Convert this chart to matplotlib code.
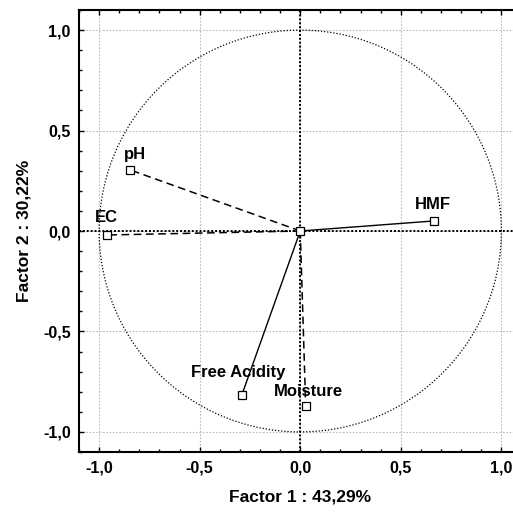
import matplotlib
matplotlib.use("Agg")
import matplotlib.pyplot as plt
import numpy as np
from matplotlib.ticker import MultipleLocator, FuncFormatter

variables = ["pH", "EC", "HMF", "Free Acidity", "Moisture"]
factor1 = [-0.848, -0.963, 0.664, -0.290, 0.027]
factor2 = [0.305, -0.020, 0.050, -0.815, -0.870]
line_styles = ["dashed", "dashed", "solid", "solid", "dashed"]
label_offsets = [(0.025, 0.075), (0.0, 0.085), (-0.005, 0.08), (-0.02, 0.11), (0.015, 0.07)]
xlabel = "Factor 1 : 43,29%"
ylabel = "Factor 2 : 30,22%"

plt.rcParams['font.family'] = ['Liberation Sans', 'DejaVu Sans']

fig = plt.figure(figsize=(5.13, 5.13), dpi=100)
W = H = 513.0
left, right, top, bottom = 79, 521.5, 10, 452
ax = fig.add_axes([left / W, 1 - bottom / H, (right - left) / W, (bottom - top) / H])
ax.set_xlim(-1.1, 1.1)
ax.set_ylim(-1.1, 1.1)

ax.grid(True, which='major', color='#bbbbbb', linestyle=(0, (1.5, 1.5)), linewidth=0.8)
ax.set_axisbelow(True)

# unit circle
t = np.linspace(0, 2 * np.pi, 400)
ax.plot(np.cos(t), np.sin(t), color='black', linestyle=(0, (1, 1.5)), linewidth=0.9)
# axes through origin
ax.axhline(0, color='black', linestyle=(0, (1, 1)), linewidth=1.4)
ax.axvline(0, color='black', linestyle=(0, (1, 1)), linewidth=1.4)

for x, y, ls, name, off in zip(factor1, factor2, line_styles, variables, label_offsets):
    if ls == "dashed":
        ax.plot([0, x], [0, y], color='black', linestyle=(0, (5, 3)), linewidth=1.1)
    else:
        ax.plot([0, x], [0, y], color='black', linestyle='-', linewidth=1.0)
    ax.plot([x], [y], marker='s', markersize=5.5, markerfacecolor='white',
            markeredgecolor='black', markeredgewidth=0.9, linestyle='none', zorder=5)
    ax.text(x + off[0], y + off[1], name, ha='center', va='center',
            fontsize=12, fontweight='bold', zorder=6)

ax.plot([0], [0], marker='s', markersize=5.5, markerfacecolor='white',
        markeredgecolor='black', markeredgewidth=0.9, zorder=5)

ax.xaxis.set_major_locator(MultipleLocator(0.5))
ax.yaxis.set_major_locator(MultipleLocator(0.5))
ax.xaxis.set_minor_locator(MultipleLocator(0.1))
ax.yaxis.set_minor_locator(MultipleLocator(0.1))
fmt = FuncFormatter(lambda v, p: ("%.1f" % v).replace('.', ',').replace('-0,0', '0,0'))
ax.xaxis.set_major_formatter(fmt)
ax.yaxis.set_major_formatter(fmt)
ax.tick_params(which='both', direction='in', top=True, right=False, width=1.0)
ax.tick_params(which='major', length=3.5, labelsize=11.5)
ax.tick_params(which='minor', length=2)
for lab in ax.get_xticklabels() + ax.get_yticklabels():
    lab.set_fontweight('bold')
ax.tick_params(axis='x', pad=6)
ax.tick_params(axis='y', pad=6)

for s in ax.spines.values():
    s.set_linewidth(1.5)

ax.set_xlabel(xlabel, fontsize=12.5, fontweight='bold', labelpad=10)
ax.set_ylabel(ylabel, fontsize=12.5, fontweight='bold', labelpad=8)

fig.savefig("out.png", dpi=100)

▶ [To be done]
Take the material above from its first line through the line holding "ax.set_axisbelow(True)" and set it down exactly, without the pictures.

▶ [Written answer]
Convert this chart to matplotlib code.
import matplotlib
matplotlib.use("Agg")
import matplotlib.pyplot as plt
import numpy as np
from matplotlib.ticker import MultipleLocator, FuncFormatter

variables = ["pH", "EC", "HMF", "Free Acidity", "Moisture"]
factor1 = [-0.848, -0.963, 0.664, -0.290, 0.027]
factor2 = [0.305, -0.020, 0.050, -0.815, -0.870]
line_styles = ["dashed", "dashed", "solid", "solid", "dashed"]
label_offsets = [(0.025, 0.075), (0.0, 0.085), (-0.005, 0.08), (-0.02, 0.11), (0.015, 0.07)]
xlabel = "Factor 1 : 43,29%"
ylabel = "Factor 2 : 30,22%"

plt.rcParams['font.family'] = ['Liberation Sans', 'DejaVu Sans']

fig = plt.figure(figsize=(5.13, 5.13), dpi=100)
W = H = 513.0
left, right, top, bottom = 79, 521.5, 10, 452
ax = fig.add_axes([left / W, 1 - bottom / H, (right - left) / W, (bottom - top) / H])
ax.set_xlim(-1.1, 1.1)
ax.set_ylim(-1.1, 1.1)

ax.grid(True, which='major', color='#bbbbbb', linestyle=(0, (1.5, 1.5)), linewidth=0.8)
ax.set_axisbelow(True)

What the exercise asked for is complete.